Not far away, a faceless harlequin spins in Matisto’s universe, suspended from an umbrella (Lágrima de Payaso, 2024). This figure, an echo of the joker (playing cards) and the fool (tarot), is inherently defiant: it escapes norms by surpassing them, entering another realm—both spiritual and material—while maintaining its freedom as a wild card, devoid of fixed value. Gina exposes societal mechanisms of exclusion through materials imbued with familiarity and tenderness, while Matisto amplifies the emotion contained in the found objects he assembles—beads, trinkets, shells, toys, fabrics, waste, and more—thus reinforcing an emotional and spiritual charge that transcends the pragmatism and violence of contemporary society. The droplets surrounding the harlequin can therefore be seen as tears, and crying as an act of power.

The exhibition opens with silent and discreet languages, initiating a second act centered on the duality between revelation and concealment. A wooden-carved tongue emerges from a ceramic mouth protruding from the wall (Gina Proenza, La chute des corps, 2025). The double meaning of “langue”—both a bodily organ and a system of expression—takes shape here. Falsely perceived as the body’s strongest muscle, the tongue seems to meet its own limit: both a bearer of speech and hindered by it. A childlike yet provocative and sensual gesture, the artwork reveals a tension between power and restraint.

“The tongue is an elusive animal that refuses to be tamed. It licks, bites, spits, insults, but it also heals, comforts, and sings,” writes author Gabriela Wiener. Animality is certainly present, but so is the desire to console, as seen in Matisto’s lovers (Politics de L’amoureuxse, 2025). The tongue, elusive yet tangible, becomes a magic trick, and the magician a key figure in Matisto’s bestiary. Hanging on the wall, a framed handle—reminiscent of a bag of tricks—seems to contain the author of deception (Matisto, Mago New Age, 2024).

The final act is dedicated to both articulation and disarticulation. In Gina’s video, words flash rapidly across the screen (Judging Worms, 2023). Any attempt to follow and find meaning proves futile—they are merely an alphabetical sequence of terms extracted from a 16th-century trial, in which earthworms were expelled from a field after being accused of ruining cereal crops.
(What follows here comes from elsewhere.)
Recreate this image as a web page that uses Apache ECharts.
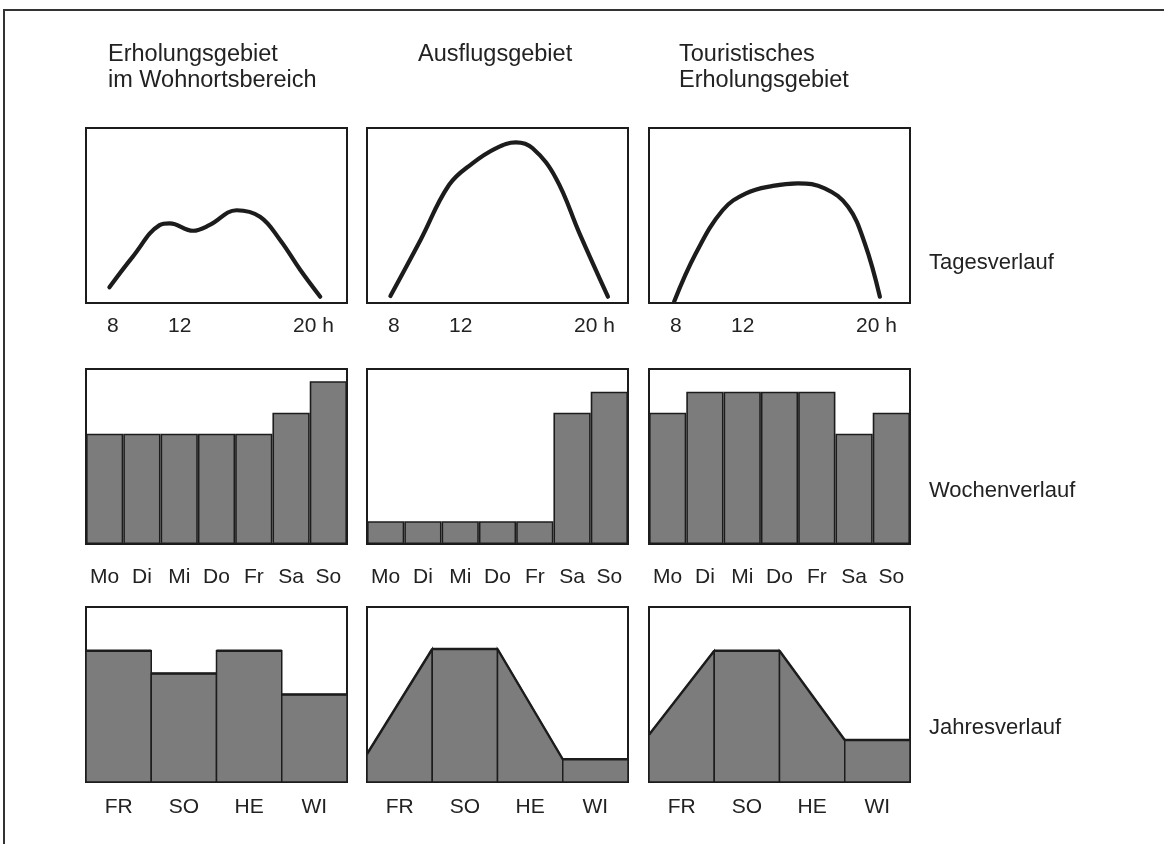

Through fragmentation and reconfiguration, Gina highlights the theatricality of legal language, whilst freeing words from their meaning. For Matisto, what is exhibited in the basement is no longer a figure woven from beads and cherished relics, but merely its trace (Sombra de Estrella, 2025). This work is rooted in a fleeting yet familiar encounter: each morning, he passed a street vendor whose goods, left too long in the sun, imprinted pale shapes onto the boxes they once occupied. One day, the vendor was no longer present, expelled by a police intervention. Both artists engage with archives and memory, deconstructing and reassembling them in search of new meaning.Thus, Trabalengua does not merely present obstacles—it also draws a unique energy from them. In the twisting of tongues, in the constrained movement of bodies, something escapes: a language without words, an inhabited silence, an invisible presence that lingers in the materials and forms. Like a tongue twister repeated over and over until it loses all meaning, words ultimately become mere sounds, a sensation in the mouth, a game detached from sense, transforming into pure movement—a performance.


In preparation for exhibition, Matisto will be in residence at Chalet Lecoq, a facility run by the City of Clermont-Ferrand.

In autumn 2025, on the occasion of Gina Proenza’s solo exhibition at the Salle des bains (Lyon) and production residency at Treignac Projet, we will be organising a discussion at Lieu-Dit, Clermont-Ferrand. Date to be announced.